--- Provided information ---
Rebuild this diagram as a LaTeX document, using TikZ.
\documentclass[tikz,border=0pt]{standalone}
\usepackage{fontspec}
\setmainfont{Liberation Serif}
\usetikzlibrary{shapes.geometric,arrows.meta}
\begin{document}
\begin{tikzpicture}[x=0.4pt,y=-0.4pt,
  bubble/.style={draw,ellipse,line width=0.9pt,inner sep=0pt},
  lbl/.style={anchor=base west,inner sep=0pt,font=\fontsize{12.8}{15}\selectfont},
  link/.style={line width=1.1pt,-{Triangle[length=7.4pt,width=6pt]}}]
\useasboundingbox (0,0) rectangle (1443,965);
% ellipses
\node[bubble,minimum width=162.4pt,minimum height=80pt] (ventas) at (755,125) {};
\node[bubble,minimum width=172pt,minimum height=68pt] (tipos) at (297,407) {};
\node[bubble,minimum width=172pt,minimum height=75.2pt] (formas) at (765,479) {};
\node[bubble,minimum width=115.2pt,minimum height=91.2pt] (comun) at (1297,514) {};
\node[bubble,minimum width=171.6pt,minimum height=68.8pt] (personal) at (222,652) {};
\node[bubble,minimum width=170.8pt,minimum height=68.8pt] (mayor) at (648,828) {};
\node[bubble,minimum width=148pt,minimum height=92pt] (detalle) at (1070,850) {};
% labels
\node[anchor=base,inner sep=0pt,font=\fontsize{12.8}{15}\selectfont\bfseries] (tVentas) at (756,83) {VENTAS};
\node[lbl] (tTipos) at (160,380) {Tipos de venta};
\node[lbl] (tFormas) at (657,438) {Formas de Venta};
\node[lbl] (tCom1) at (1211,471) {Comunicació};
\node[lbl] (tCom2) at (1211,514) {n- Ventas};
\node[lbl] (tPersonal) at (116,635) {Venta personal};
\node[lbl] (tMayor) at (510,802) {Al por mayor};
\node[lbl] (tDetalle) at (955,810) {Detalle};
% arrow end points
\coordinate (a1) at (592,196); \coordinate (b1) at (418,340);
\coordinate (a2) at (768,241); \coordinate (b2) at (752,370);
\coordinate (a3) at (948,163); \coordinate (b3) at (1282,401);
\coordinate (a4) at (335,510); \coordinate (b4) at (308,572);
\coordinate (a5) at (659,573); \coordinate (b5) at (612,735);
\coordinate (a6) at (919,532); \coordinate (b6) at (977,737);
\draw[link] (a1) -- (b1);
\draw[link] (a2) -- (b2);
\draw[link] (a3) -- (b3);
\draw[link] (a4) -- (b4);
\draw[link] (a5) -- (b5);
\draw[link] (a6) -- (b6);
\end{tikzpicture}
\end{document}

--

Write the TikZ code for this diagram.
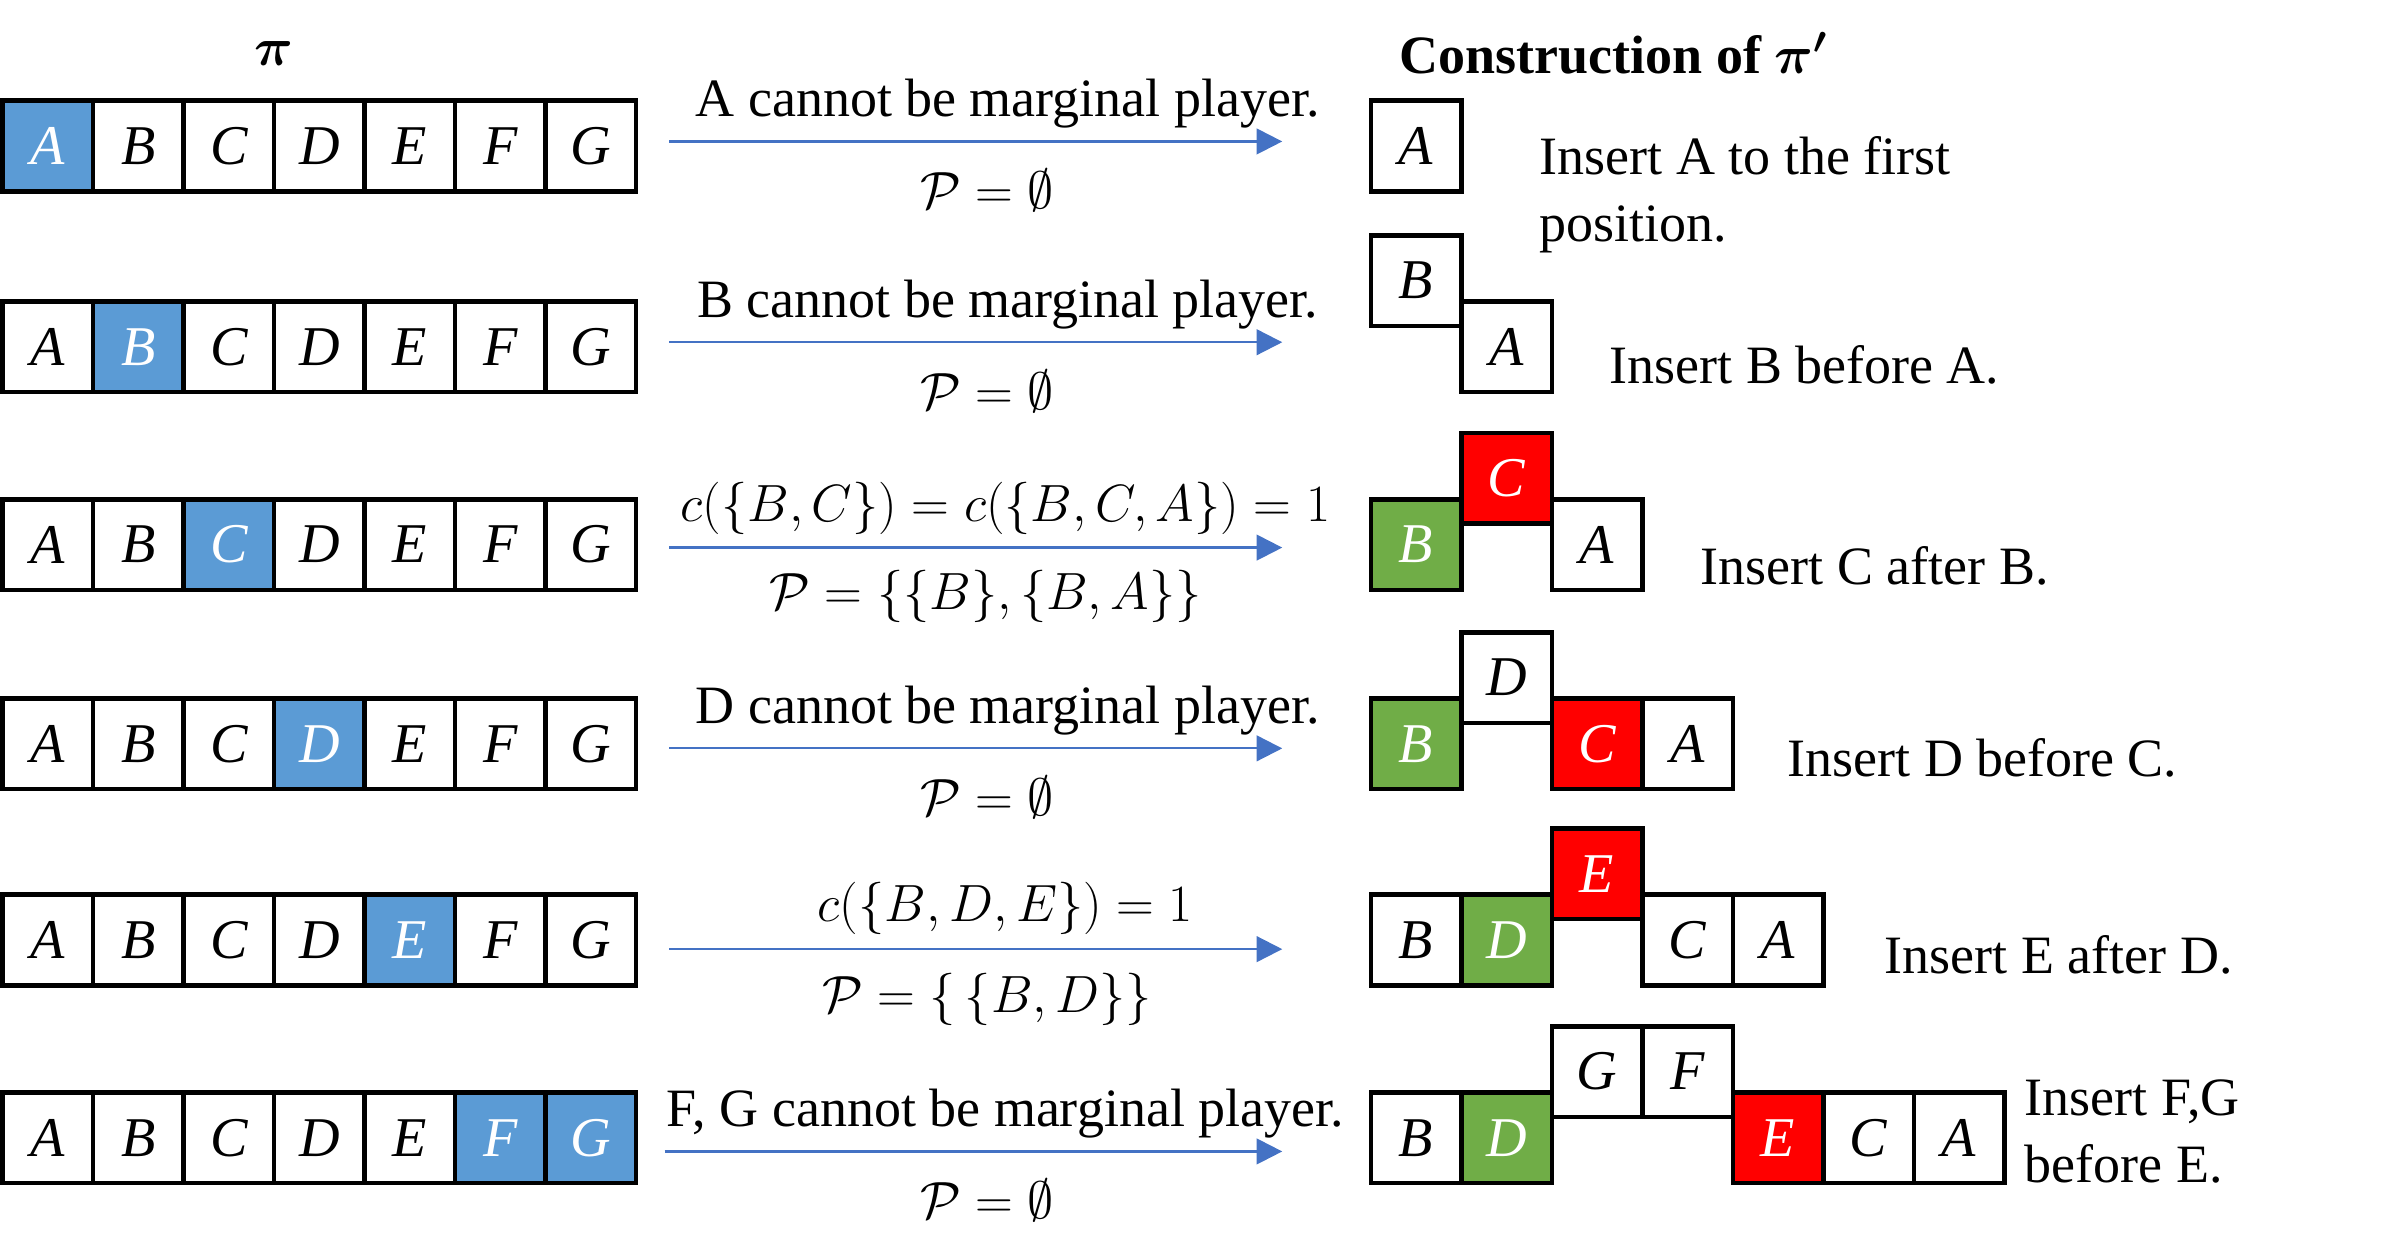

--- Aim ---
In the records above, collect each line with "this".

--- Answer for the task ---
Rebuild this diagram as a LaTeX document, using TikZ.
Write the TikZ code for this diagram.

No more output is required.